The Spokane Police Department is generally trusted and supported, but citizens clearly want stronger external oversight, the report notes. It says the Office of Independent Police Ombudsman should:

•Be independent of the police department and serve as an alternative forum for citizens to file complaints.

Under the current system, a citizen can only file a “request for review” of a complaint with the seven-member Citizen’s Review Commission if the police chief has not disciplined an accused officer. That restriction prevented the commission from reviewing a controversial neighborhood incident last year involving an off-duty police officer, despite Kirkpatrick’s request for a review. “Chief Kirkpatrick’s quest for meaningful review and openness was stymied by the commission’s narrow jurisdiction,” the report notes.

•Have a dedicated budget separate from the Spokane Police Department.
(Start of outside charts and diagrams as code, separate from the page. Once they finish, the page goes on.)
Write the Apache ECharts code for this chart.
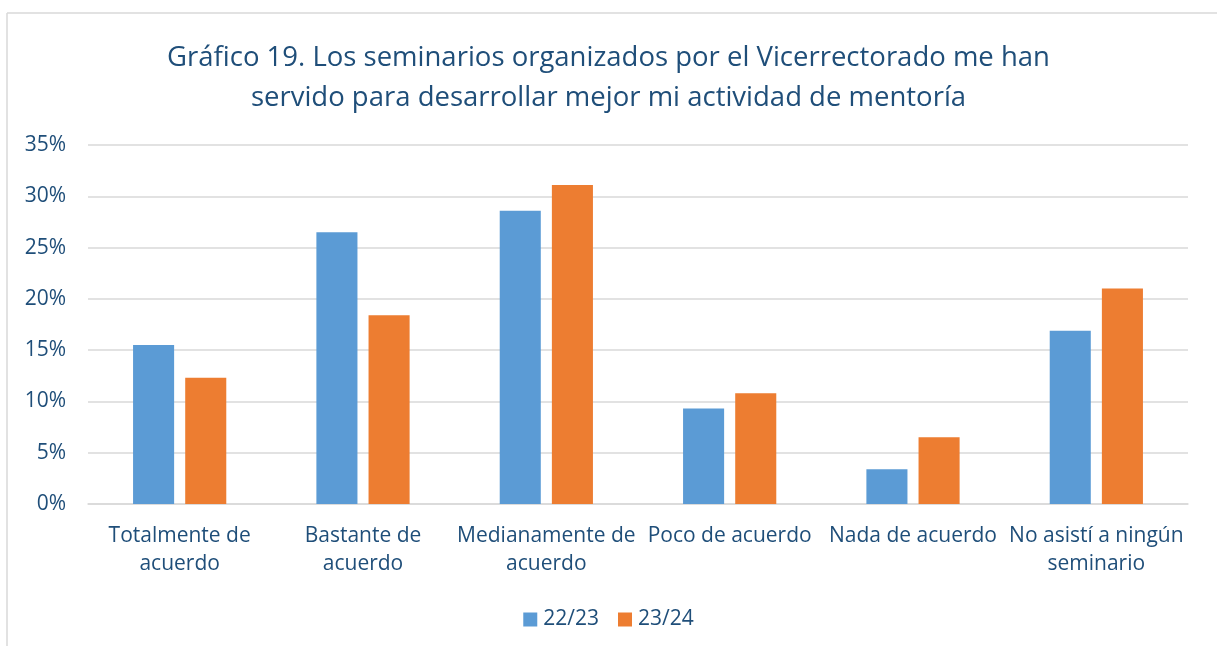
<!DOCTYPE html>
<html><head><meta charset="utf-8">
<script src="https://cdn.jsdelivr.net/npm/echarts@6/dist/echarts.min.js"></script>
<style>html,body{margin:0;padding:0;background:#fff}#c{width:1217px;height:646px}</style>
</head><body><div id="c"></div>
<script>
var categories = ['Totalmente de\nacuerdo','Bastante de\nacuerdo','Medianamente de\nacuerdo','Poco de acuerdo','Nada de acuerdo','No asistí a ningún\nseminario'];
var series2223 = [15.5, 26.5, 28.6, 9.3, 3.4, 16.9];
var series2324 = [12.3, 18.4, 31.1, 10.8, 6.5, 21.0];
var yTicks = [0,5,10,15,20,25,30,35];
var txt = '#1f4e79';
var font = 'Open Sans';
var chart = echarts.init(document.getElementById('c'));
chart.setOption({
  animation:false,
  textStyle:{fontFamily:font},
  title:{text:'Gráfico 19. Los seminarios organizados por el Vicerrectorado me han\nservido para desarrollar mejor mi actividad de mentoría',
    left:'center', top:33, textStyle:{color:txt, fontSize:27.5, fontWeight:'normal', lineHeight:40, fontFamily:font}},
  graphic:[
    {type:'line', shape:{x1:7,y1:13,x2:1217,y2:13}, style:{stroke:'#d9d9d9',lineWidth:1.5}},
    {type:'line', shape:{x1:7,y1:13,x2:7,y2:646}, style:{stroke:'#d9d9d9',lineWidth:1.5}}
  ],
  legend:{bottom:11, left:'center', itemWidth:14, itemHeight:14, itemGap:19, icon:'rect',
    textStyle:{color:txt, fontSize:21, fontFamily:font, padding:[0,0,0,1]}},
  grid:{left:88, right:29, top:145, bottom:142, containLabel:false},
  xAxis:{type:'category', data:categories,
    axisLine:{lineStyle:{color:'#d9d9d9', width:1.5}}, axisTick:{show:false},
    axisLabel:{color:txt, fontSize:21, lineHeight:28, margin:18, interval:0, fontFamily:font}},
  yAxis:{type:'value', min:0, max:35, interval:5,
    axisLine:{show:false}, axisTick:{show:false},
    splitLine:{lineStyle:{color:'#d9d9d9', width:1.5}},
    axisLabel:{color:txt, fontSize:21, margin:22, fontFamily:font, formatter:function(v){return yTicks.indexOf(v)>=0? v+'%':'';}}},
  series:[
    {name:'22/23', type:'bar', data:series2223, barWidth:'22.4%', barGap:'27%', itemStyle:{color:'#5b9bd5'}},
    {name:'23/24', type:'bar', data:series2324, barWidth:'22.4%', barGap:'27%', itemStyle:{color:'#ed7d31'}}
  ]
});
</script></body></html>
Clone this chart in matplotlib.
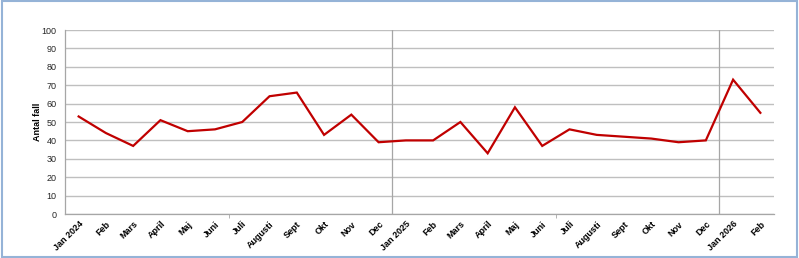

The annual budget for a similar ombudsman’s office in Boise is currently $269,000 a year, including staff investigators. Hession said it was too early to discuss budget specifics.

•Have the power to actively monitor open investigations – additional clout the current review commission lacks.

The ombudsman should have unimpeded access to all case information and the power to conduct special inquiries. Some of the people Pailca interviewed for the report said subpoena power is of “utmost importance” for those investigations.

•Review police department policies and recommend changes. This will allow the oversight officer to look at police “patterns and practices,” not merely individual cases.

•Report complaint investigation statistics and its own activities in keeping with policies favoring public disclosure, while maintaining confidentiality about complaints and witnesses. The completely closed-door approach taken in the current oversight system – where the commission is mandated by ordinance to meet in executive session – “is not a good match for the engaged citizenry of Spokane,” the report notes.

The report also recommends the eventual establishment of a Citizens’ Advisory Board to help the ombudsman with community education and outreach.

Leaders in the minority community that Pailca interviewed said Spokane does not currently have a pervasive problem with racial profiling, citing better communication between minorities and the police in recent years.

Success of the new oversight system will require “continued public commitment, vocal, visible support from elected officials and from the Chief of Police, and extensive, ongoing collaboration with the Spokane Police Department Internal Affairs division,” the report says.

“All indicators point to a conclusion that, in Spokane, the necessary foundation for success is in place,” Pailca’s report concludes.